Ce n’est qu’alors que l’ex-soldat remit  au policier, au travers de la fenêtre six cartouches vives, calibre 12 mm, de couleur rouge, mais sans l’arme. Le commissaire insista, tout en s’évertuant de rester calme. L’ex-soldat lui rajouta encore deux autres cartouches, disant que ce sont là les dernières qui lui restaient. Visiblement, il demeurait aux aguets.

Le commissaire lui dit, non sans humour, que non, il restait encore une cartouche dans le chargeur du fusil.  Le soldat hésitait. En remettant sa dernière cartouche, il se désarmait carrément. Le commissaire lui dit qu’il valait mieux pour lui d’être interpellé avec une arme déchargée plutôt qu’avec une de chargée, car dans ce deuxième cas, il faisait montre de sa bonne foi, et recevrait en contrepartie la clémence des juges. L’argument porta, et l’ex-soldat s’empressa de décharger son fusil et remettre sa dernière cartouche au policier, au travers de la fenêtre.

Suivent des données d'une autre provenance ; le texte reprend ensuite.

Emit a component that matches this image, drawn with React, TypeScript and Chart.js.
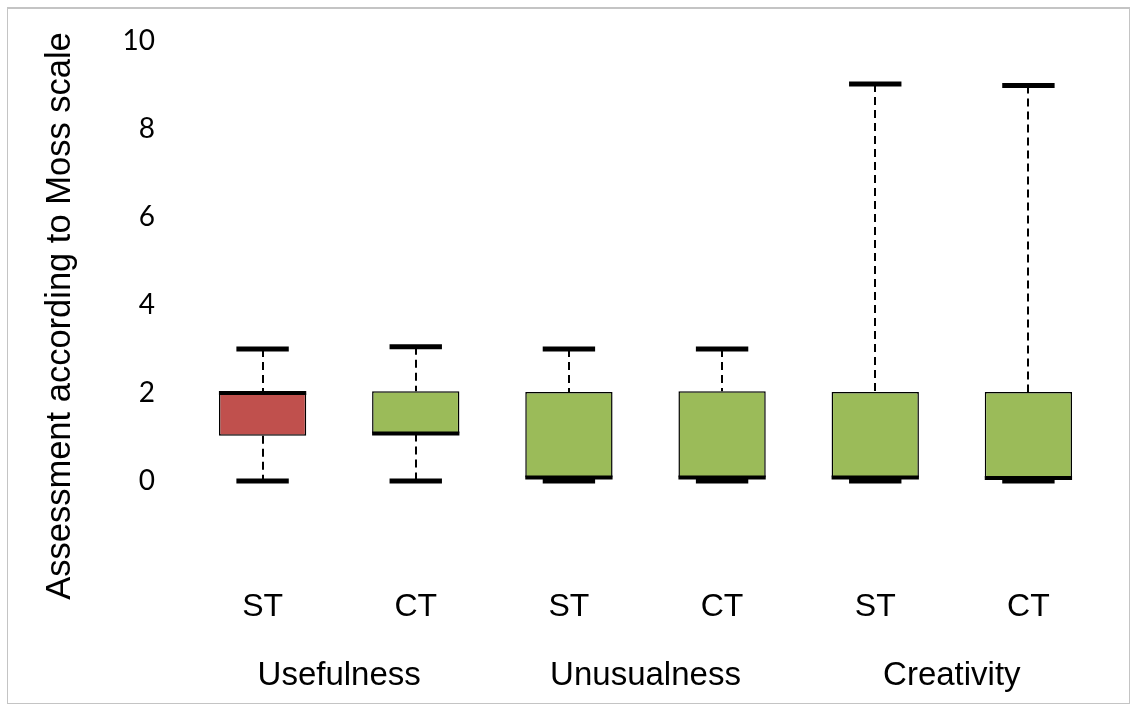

Et maintenant le tour au fusil. Cette fois, la raison était facile à invoquer et très convaincante du reste. Un fusil déchargé était aussi utile que des lunettes de soleil  à un aveugle. Seulement la difficulté est que la fenêtre étant grillagée avec du fer forgé aux écartements des barreaux réduits, il ne pouvait passer au travers, et qu’il fallait convaincre l’ex-soldat d’ouvrir la porte de sa demeure pour le passer et… ce n’était pas une mince affaire, suspicieux qu’il était.

L e policier essaya néanmoins de le convaincre. Il lui jura que personne ne l’attaquera s’il ouvrait sa porte, et lui en donna sa parole d’honneur. Il était impossible, lui dit-il, qu’il restât retranché dans sa maison indéfiniment, avec sa petite famille, et que tôt ou tard, il devait en sortir, et le plus tôt serait le mieux. Il lui conseilla vivement de croire en la justice ; lente certes, mais équitable, et qui finira tôt ou tard de rétablir son droit légitime à son local, car la loi était manifestement de son côté.

Dénouement

Visiblement, les bonnes paroles du commissaire eurent leur effet escompté sur l’ex-soldat, et il lui demanda de l’accompagner au poste. « D’accord ! », rétorqua-t-il, « Mais à une condition » : « Que je sois transporté dans ta voiture de service, et qu’aucun autre responsable à part toi ne m’accompagne ! ». Le bon père de famille qu’il était devait tenir à ce qu’il ne soit pas malmené devant ses enfants. «Accordé ! » lui promit le commissaire qui appela un policier pour faire venir sa voiture de service au pas-de-porte. Il finit par ouvrir la porte et remit le fusil au chef du SRPJ qui prit soin de vérifier, sur les lieux même, qu’il était effectivement déchargé. Il lui ouvrit lui-même la portière et s’engouffra avec lui dedans. Elle démarra en trombe, en direction du commissariat, sous les hourras et acclamations de la foule.

Plus tard une perquisition a été effectuée à l’intérieur de la maison. Un matériel de bricolage ayant servi à transformer des cartouches de chasse en le remplissant de plomb dur a été saisi chez lui. Sa femme et ses enfants étaient assez secoués, mais sains et saufs.

Le forcené avait été traduit en justice, deux jours après. En prison, il aura tout le temps de méditer cet adage juridique universel : « Nul ne peut se faire justice à soi-même ».